Were RNNs all we needed?
RNN variant and main technical idea
- Paper studies simplified GRU/LSTM-style RNNs (“minGRU”) whose gates depend only on current input, enabling parallel scan over sequences during training.
- Hidden state is not removed; only its role in gates is constrained to keep recurrence linear and parallelizable.
- Implementation tricks include operating in log-space for numerical stability.
Comparison to Transformers, SSMs, and Mamba-like models
- Experiments show small RNNs can train much faster than transformers (e.g., large speedups for length-512 sequences) with competitive accuracy at that scale.
- Several note this echoes earlier work on parallelizable RNNs (QRNN, SRU) and more recent state-space models / Mamba.
- Some argue results should be phrased as “competitive performance confirmed only at small scale”; past SSM/Mamba models sometimes degrade at larger sizes or contexts.
Context length, memory, and recall
- A central dispute: transformers can re-attend to all past tokens, while RNNs compress everything into a fixed-size hidden state.
- Critics doubt RNNs can match transformer-style recall on tasks like translating long documents or multi-turn chat.
- Counterarguments:
- Hidden state can be enlarged, and high-dimensional spaces can store rich summaries.

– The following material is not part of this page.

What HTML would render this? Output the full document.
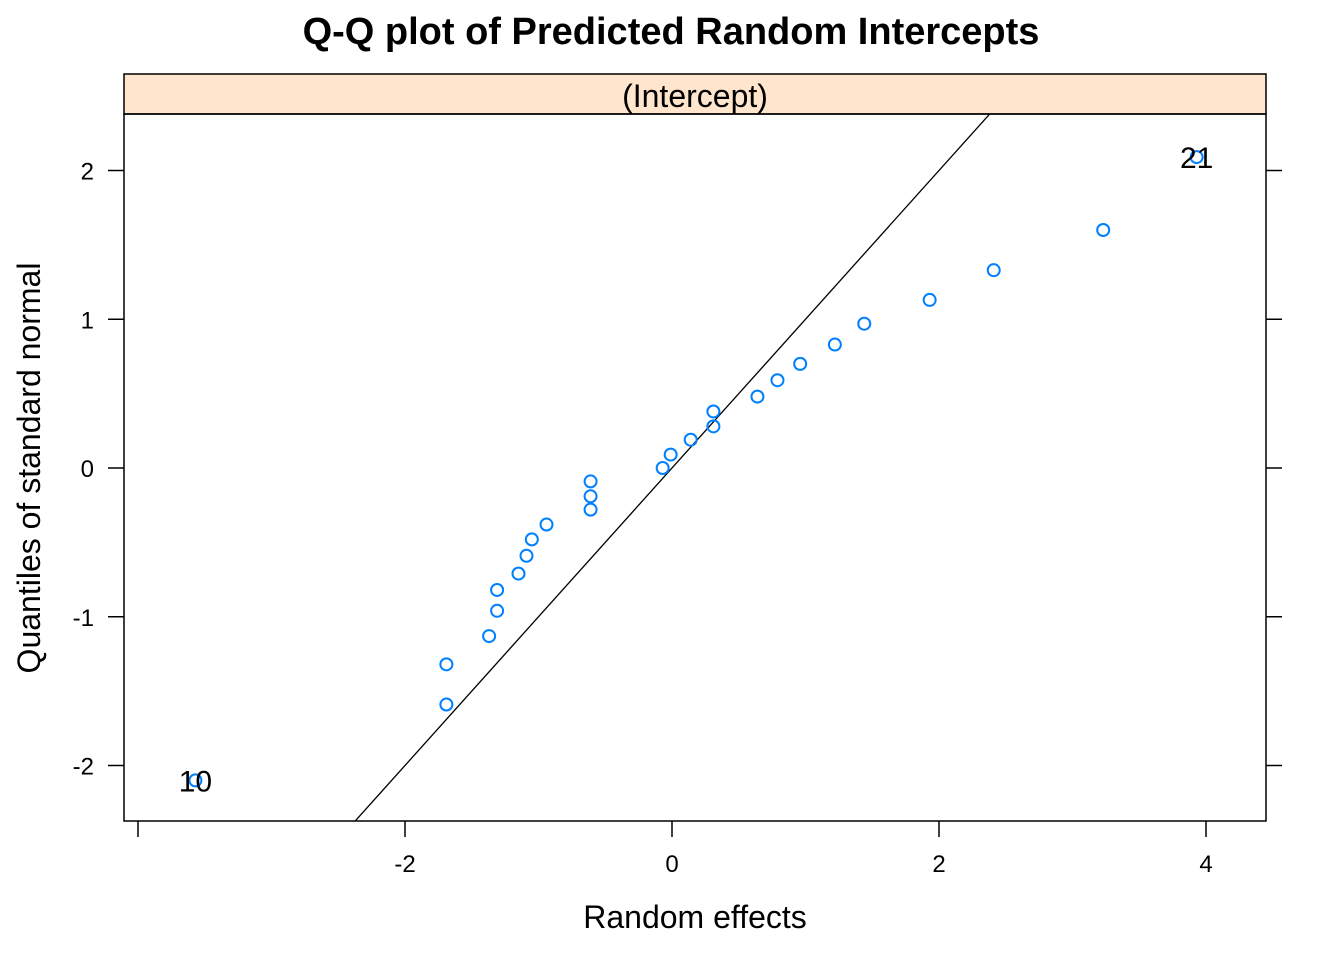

- Multiple passes, explicit “note buffers,” or hybrid attention + RNN architectures could mitigate recall limits.
- Transformers themselves have finite, effectively bounded state.
Expressiveness vs efficiency and “curve fitting”
- Many emphasize that multiple architectures (RNNs, transformers, SSMs, big MLPs) are universal or near-universal approximators; architecture choice is mostly about data, compute, and training efficiency.
- Others argue architecture and inductive bias matter greatly in practice, analogous to algorithmic complexity (e.g., “bogosort vs quicksort”).
- Faster convergence and lower resource use are seen as key wins, even if asymptotic performance converges.
Training stability, long horizons, and scaling
- Discussion revisits vanishing/exploding gradients in RNNs; gated units (LSTM/GRU) alleviate but don’t fully solve issues at very long contexts.
- Some expect recurrent or neuromorphic-like designs to be essential for truly long-horizon, efficient intelligence; others think very large context windows and better tooling may suffice.
- Several note that real breakthroughs may require new training objectives or optimizers beyond backprop.
Meta: citations, review, and hype
- One contributor highlights that very similar architectures were published years ago, and laments weak citation practices.
- There is skepticism about conference peer review quality and a desire for clearer “preprint” labeling.
- Overall tone: cautiously optimistic about RNNs-as-competitive-alternative, but unconvinced they are “all we need” without larger-scale evidence.